Elastic (acrylate/polydimethylsiloxane) substrate-to-coating interlayers for improving the mechanical resilience of thermoelectric films on poly(ethylene terephthalate) during roll-to-roll manufacture and in service operation

Abstract

Strain-induced failure is a major concern in wearable electronics. Herein, a ~ 90-nm thick bismuth telluride film is fabricated on 125-μm thick polyethylene terephthalate as the basis for a flexible thermoelectric generator. To simulate induced mechanical strains during wearable operation and roll-to-roll manufacture, both tensile and buckling strains are studied. To improve the mechanical resilience, two types of substrate-to-coating interlayers with varying thicknesses are investigated: 0.4–7.7 μm-thick Poly-tripropyleneglycol diacrylate (acrylate) and 2.5–16.8 μm-thick Poly-dimethyl siloxane (PDMS). The thermoelectric performance of the coating is influenced through the stress, applied on the polymer substrate, being transferred through to the coating.

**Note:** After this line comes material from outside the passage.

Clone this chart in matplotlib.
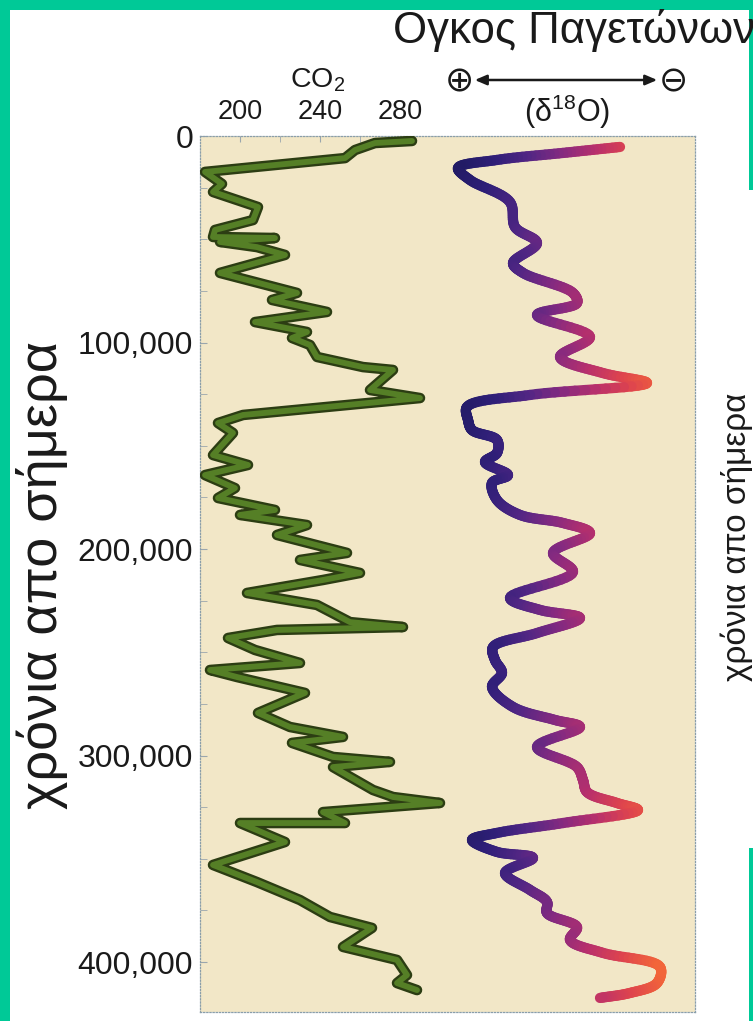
import numpy as np
import matplotlib
matplotlib.use("Agg")
import matplotlib.pyplot as plt
from matplotlib.collections import LineCollection
from matplotlib.colors import LinearSegmentedColormap, Normalize
from matplotlib.patches import Rectangle, FancyArrowPatch

plt.rcParams['font.family'] = ['Liberation Sans', 'DejaVu Sans']
plt.rcParams['mathtext.fontset'] = 'custom'
plt.rcParams['mathtext.rm'] = 'Liberation Sans'
plt.rcParams['mathtext.it'] = 'Liberation Sans:italic'

# ---------------- data ----------------
co2_age_kyr = [2.4, 3.4, 6.8, 10.7, 17.4, 23.2, 27.1, 34.4, 40.7, 45.5, 48.9, 49.4, 51.3, 53.8,
               57.6, 66.3, 76.0, 79.4, 85.2, 90.1, 94.9, 97.8, 101.2, 107.0, 111.9, 113.3, 123.0,
               126.9, 135.1, 139.0, 143.8, 154.5, 159.3, 164.2, 170.5, 175.3, 181.1, 183.5, 188.4,
               193.2, 201.9, 205.3, 211.6, 215.0, 221.3, 227.1, 235.4, 237.8, 239.2, 243.1, 248.9,
               255.2, 258.6, 262.0, 269.7, 279.4, 286.2, 291.0, 293.9, 300.7, 303.1, 305.6, 316.7,
               320.1, 323.0, 327.4, 332.7, 332.7, 341.9, 353.0, 361.3, 370.0, 378.2, 383.5, 392.7,
               399.0, 406.3, 410.2, 413.6]
co2_ppm = [286, 267.5, 257.5, 252.5, 182.5, 191, 186.5, 209, 206.5, 187.5, 186.5, 217.5, 190, 208.5,
           222.5, 190, 228.5, 216, 243.5, 207.5, 233.5, 226, 235, 238.5, 261.5, 276.5, 265,
           290, 201.5, 189, 196.5, 186.5, 204, 182.5, 197.5, 189, 217.5, 200, 233.5,
           218.5, 253.5, 230, 260, 241.5, 203.5, 238.5, 255, 281.5, 218.5, 194, 207.5,
           230, 185, 198.5, 232.5, 209, 225, 251.5, 226, 246.5, 275, 246.5, 266.5,
           276.5, 300, 241.5, 252.5, 200, 222.5, 186.5, 208.5, 230, 245, 266, 251.5,
           278.5, 283.5, 278.5, 288.5]

d18o_age_kyr = [5.3, 8.2, 11.6, 15.5, 21.3, 32.0, 44.1, 51.8, 61.5, 66.3, 76.0, 80.9, 86.7, 97.3,
                107.0, 114.8, 119.6, 125.4, 131.2, 137.5, 142.4, 147.2, 153.5, 157.9, 164.2, 168.0,
                176.3, 183.5, 187.4, 192.3, 201.9, 211.1, 223.7, 229.5, 233.4, 240.7, 247.5, 253.8,
                260.0, 266.8, 276.5, 282.8, 286.2, 295.9, 305.6, 311.9, 317.7, 323.0, 326.4, 332.7,
                337.5, 340.9, 346.7, 349.6, 356.9, 365.1, 370.9, 376.3, 383.1, 389.3, 395.6, 402.4,
                410.2, 415.0, 417.4]
d18o_rel = [8.5, 5.65, 2.35, 0.4, 1.0, 3.0, 3.25, 4.35, 3.15, 3.65, 6.15, 6.35, 4.35, 7.0,
            5.5, 7.65, 9.85, 4.0, 0.85, 0.9, 1.1, 2.35, 2.35, 1.75, 2.9, 2.1,
            2.35, 3.5, 5.65, 7.0, 5.15, 6.15, 3.0, 4.5, 6.5, 4.35, 2.15, 2.25,
            2.6, 2.1, 3.15, 5.25, 6.5, 4.35, 6.35, 6.65, 6.85, 8.35, 9.4, 5.65,
            2.35, 1.1, 2.35, 4.15, 2.75, 4.0, 4.85, 4.85, 6.35, 6.0, 7.65, 10.5,
            10.35, 9.0, 7.5]

co2_ticks = [200, 240, 280]
co2_minor_ticks = [220, 260]
age_ticks = [0, 100000, 200000, 300000, 400000]
age_tick_labels = ['0', '100,000', '200,000', '300,000', '400,000']
age_minor_ticks = [25000, 50000, 75000, 125000, 150000, 175000, 225000, 250000, 275000,
                   325000, 350000, 375000]

# ---------------- figure ----------------
W, H = 753, 1021
fig = plt.figure(figsize=(W / 100, H / 100), dpi=100)
fig.patch.set_facecolor('white')

GREEN = '#00C997'
for (x0, y0, w, h) in [(0, 0, W, 10), (0, 0, 10, H), (749, 0, 4, 190), (749, 848, 4, H - 848)]:
    fig.patches.append(Rectangle((x0 / W, 1 - (y0 + h) / H), w / W, h / H,
                                 transform=fig.transFigure, facecolor=GREEN,
                                 edgecolor='none', zorder=0))

L, R, T, B = 200, 695, 136, 1012
PX_PER_PPM = 2.0
PX_PER_KYR = 2.065
PX_PER_D18O = 20.0
ax = fig.add_axes([L / W, 1 - B / H, (R - L) / W, (B - T) / H])
ax.set_facecolor('#f2e7c7')
ax.set_ylim((B - T) / PX_PER_KYR * 1000, 0)
ax.set_xlim(180, 180 + (R - L) / PX_PER_PPM)

# second (hidden) x scale for the d18O curve
ax2 = ax.twiny()
ax2.set_xlim(-12.5, -12.5 + (R - L) / PX_PER_D18O)
ax2.set_ylim(ax.get_ylim())
ax2.axis('off')

for s in ax.spines.values():
    s.set_linestyle((0, (1, 1.5)))
    s.set_color('#8a9eaa')
    s.set_linewidth(0.9)

ax.xaxis.tick_top()
ax.xaxis.set_label_position('top')
ax.set_xticks(co2_ticks)
ax.set_xticklabels([str(v) for v in co2_ticks])
ax.set_xticks(co2_minor_ticks, minor=True)
ax.set_yticks(age_ticks)
ax.set_yticklabels(age_tick_labels)
ax.set_yticks(age_minor_ticks, minor=True)
ax.tick_params(axis='x', which='both', direction='in', length=4, color='#9aa6ad',
               labelsize=19.5, pad=8, labelcolor='#1a1a1a', top=True, bottom=False,
               labeltop=True, labelbottom=False)
ax.tick_params(axis='y', which='both', direction='in', length=5, color='#9aa6ad',
               labelsize=23, pad=5, labelcolor='#1a1a1a')

# CO2 curve
age_co2 = np.asarray(co2_age_kyr) * 1000
ax.plot(co2_ppm, age_co2, color='#2c3d13', lw=7.6, solid_joinstyle='round',
        solid_capstyle='round', zorder=3)
ax.plot(co2_ppm, age_co2, color='#557f26', lw=4.2, solid_joinstyle='round',
        solid_capstyle='round', zorder=4)

# d18O curve: smooth (centripetal Catmull-Rom through the read points), horizontal colour gradient
cmap = LinearSegmentedColormap.from_list(
    'ice', ['#211b64', '#2f1f78', '#522684', '#862a80', '#b8306c', '#de444e', '#f2653a'])
px = np.asarray(d18o_rel, dtype=float) * PX_PER_D18O
py = np.asarray(d18o_age_kyr, dtype=float) * PX_PER_KYR
P = np.column_stack([px, py])
Pext = np.vstack([2 * P[0] - P[1], P, 2 * P[-1] - P[-2]])
curve = [P[0]]
for i in range(1, len(Pext) - 2):
    p0, p1, p2, p3 = Pext[i - 1], Pext[i], Pext[i + 1], Pext[i + 2]
    def tj(ti, pa, pb):
        return ti + max(np.hypot(*(pb - pa)), 1e-6) ** 0.5
    t0 = 0.0
    t1 = tj(t0, p0, p1)
    t2 = tj(t1, p1, p2)
    t3 = tj(t2, p2, p3)
    for t in np.linspace(t1, t2, 16)[1:]:
        a1 = (t1 - t) / (t1 - t0) * p0 + (t - t0) / (t1 - t0) * p1
        a2 = (t2 - t) / (t2 - t1) * p1 + (t - t1) / (t2 - t1) * p2
        a3 = (t3 - t) / (t3 - t2) * p2 + (t - t2) / (t3 - t2) * p3
        b1 = (t2 - t) / (t2 - t0) * a1 + (t - t0) / (t2 - t0) * a2
        b2 = (t3 - t) / (t3 - t1) * a2 + (t - t1) / (t3 - t1) * a3
        curve.append((t2 - t) / (t2 - t1) * b1 + (t - t1) / (t2 - t1) * b2)
curve = np.asarray(curve)
cx = curve[:, 0] / PX_PER_D18O
cy = curve[:, 1] / PX_PER_KYR * 1000
pts = np.column_stack([cx, cy]).reshape(-1, 1, 2)
segs = np.concatenate([pts[:-1], pts[1:]], axis=1)
lc = LineCollection(segs, cmap=cmap, norm=Normalize(0.3, 10.5), linewidths=7.4,
                    capstyle='round', joinstyle='round', zorder=3)
lc.set_array(0.5 * (cx[:-1] + cx[1:]))
ax2.add_collection(lc)

# ---------------- texts ----------------
def fx(p):
    return p / W

def fy(p):
    return 1 - p / H

fig.text(fx(393), fy(31), 'Ογκος Παγετώνων', fontsize=31.5, ha='left', va='center',
         color='#1a1a1a')
fig.text(fx(318), fy(80), 'CO$_2$', fontsize=20.5, ha='center', va='center', color='#1a1a1a')
fig.text(fx(567), fy(112), '(δ$^{18}$O)', fontsize=22, ha='center', va='center',
         color='#1a1a1a')
fig.text(fx(459), fy(81), '⊕', fontsize=25, ha='center', va='center', color='#1a1a1a',
         family=['DejaVu Sans'])
fig.text(fx(673), fy(81), '⊖', fontsize=25, ha='center', va='center', color='#1a1a1a',
         family=['DejaVu Sans'])
fig.add_artist(FancyArrowPatch(
    (fx(472), fy(80)), (fx(660), fy(80)), transform=fig.transFigure,
    arrowstyle='<|-|>,head_length=7,head_width=3', lw=1.8, color='#1a1a1a',
    mutation_scale=1))
fig.text(fx(42), fy(575), 'χρόνια απο σήμερα', fontsize=39, rotation=90, ha='center',
         va='center', color='#1a1a1a')
fig.text(fx(737), fy(537), 'χρόνια απο σήμερα', fontsize=24, rotation=90, ha='center',
         va='center', color='#1a1a1a')

fig.savefig('out.png', dpi=100, facecolor='white')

Samples exposed to tensile testing recover once the load is released, mitigating against change on the film morphology and thermoelectric performance, in contrast to those measured in-situ under buckling strain. Both interlayers are shown to assist in maintaining the film performance, as fewer cracks are formed in the semiconductor. A thicker interlayer is shown to better mitigate the impact of deformation of the substrate. Furthermore, in fatigue-bending tests, the film grown on a PDMS interlayer shows better cyclical fatigue performance.